What you have to do » Can you restate the records below word for word?

Given data »
● ● ● ●
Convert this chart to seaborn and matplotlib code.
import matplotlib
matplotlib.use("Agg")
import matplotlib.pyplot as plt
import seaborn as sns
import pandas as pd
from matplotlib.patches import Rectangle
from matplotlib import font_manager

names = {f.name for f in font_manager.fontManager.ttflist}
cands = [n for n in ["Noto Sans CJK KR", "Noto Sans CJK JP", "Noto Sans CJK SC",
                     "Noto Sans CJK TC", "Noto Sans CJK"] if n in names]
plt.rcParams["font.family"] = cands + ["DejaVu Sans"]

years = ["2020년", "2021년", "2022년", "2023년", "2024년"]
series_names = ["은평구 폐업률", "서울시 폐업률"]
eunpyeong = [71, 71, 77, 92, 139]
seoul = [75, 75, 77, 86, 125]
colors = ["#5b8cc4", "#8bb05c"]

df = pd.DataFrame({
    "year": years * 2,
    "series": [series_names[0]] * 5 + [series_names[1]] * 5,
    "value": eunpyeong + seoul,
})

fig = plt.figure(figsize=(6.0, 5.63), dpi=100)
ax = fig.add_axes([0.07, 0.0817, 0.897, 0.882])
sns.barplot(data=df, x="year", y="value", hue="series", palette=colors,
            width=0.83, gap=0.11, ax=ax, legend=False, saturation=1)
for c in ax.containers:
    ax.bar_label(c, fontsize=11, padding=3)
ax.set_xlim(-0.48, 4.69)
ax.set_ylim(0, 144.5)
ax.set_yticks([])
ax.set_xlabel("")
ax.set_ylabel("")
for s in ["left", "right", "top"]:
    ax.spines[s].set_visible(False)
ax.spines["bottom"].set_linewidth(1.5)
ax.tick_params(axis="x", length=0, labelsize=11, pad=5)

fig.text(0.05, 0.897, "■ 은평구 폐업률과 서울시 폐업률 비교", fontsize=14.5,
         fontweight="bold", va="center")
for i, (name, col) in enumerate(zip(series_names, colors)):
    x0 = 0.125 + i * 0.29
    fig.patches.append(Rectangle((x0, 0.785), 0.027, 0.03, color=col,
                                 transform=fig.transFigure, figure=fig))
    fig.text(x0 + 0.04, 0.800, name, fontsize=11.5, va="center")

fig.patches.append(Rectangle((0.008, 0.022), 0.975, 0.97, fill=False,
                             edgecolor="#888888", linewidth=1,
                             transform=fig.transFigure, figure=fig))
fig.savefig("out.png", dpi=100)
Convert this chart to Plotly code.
● ● ● ●
Answer for this exercise »
Convert this chart to seaborn and matplotlib code.
import matplotlib
matplotlib.use("Agg")
import matplotlib.pyplot as plt
import seaborn as sns
import pandas as pd
from matplotlib.patches import Rectangle
from matplotlib import font_manager

names = {f.name for f in font_manager.fontManager.ttflist}
cands = [n for n in ["Noto Sans CJK KR", "Noto Sans CJK JP", "Noto Sans CJK SC",
                     "Noto Sans CJK TC", "Noto Sans CJK"] if n in names]
plt.rcParams["font.family"] = cands + ["DejaVu Sans"]

years = ["2020년", "2021년", "2022년", "2023년", "2024년"]
series_names = ["은평구 폐업률", "서울시 폐업률"]
eunpyeong = [71, 71, 77, 92, 139]
seoul = [75, 75, 77, 86, 125]
colors = ["#5b8cc4", "#8bb05c"]

df = pd.DataFrame({
    "year": years * 2,
    "series": [series_names[0]] * 5 + [series_names[1]] * 5,
    "value": eunpyeong + seoul,
})

fig = plt.figure(figsize=(6.0, 5.63), dpi=100)
ax = fig.add_axes([0.07, 0.0817, 0.897, 0.882])
sns.barplot(data=df, x="year", y="value", hue="series", palette=colors,
            width=0.83, gap=0.11, ax=ax, legend=False, saturation=1)
for c in ax.containers:
    ax.bar_label(c, fontsize=11, padding=3)
ax.set_xlim(-0.48, 4.69)
ax.set_ylim(0, 144.5)
ax.set_yticks([])
ax.set_xlabel("")
ax.set_ylabel("")
for s in ["left", "right", "top"]:
    ax.spines[s].set_visible(False)
ax.spines["bottom"].set_linewidth(1.5)
ax.tick_params(axis="x", length=0, labelsize=11, pad=5)

fig.text(0.05, 0.897, "■ 은평구 폐업률과 서울시 폐업률 비교", fontsize=14.5,
         fontweight="bold", va="center")
for i, (name, col) in enumerate(zip(series_names, colors)):
    x0 = 0.125 + i * 0.29
    fig.patches.append(Rectangle((x0, 0.785), 0.027, 0.03, color=col,
                                 transform=fig.transFigure, figure=fig))
    fig.text(x0 + 0.04, 0.800, name, fontsize=11.5, va="center")

fig.patches.append(Rectangle((0.008, 0.022), 0.975, 0.97, fill=False,
                             edgecolor="#888888", linewidth=1,
                             transform=fig.transFigure, figure=fig))
fig.savefig("out.png", dpi=100)
Convert this chart to Plotly code.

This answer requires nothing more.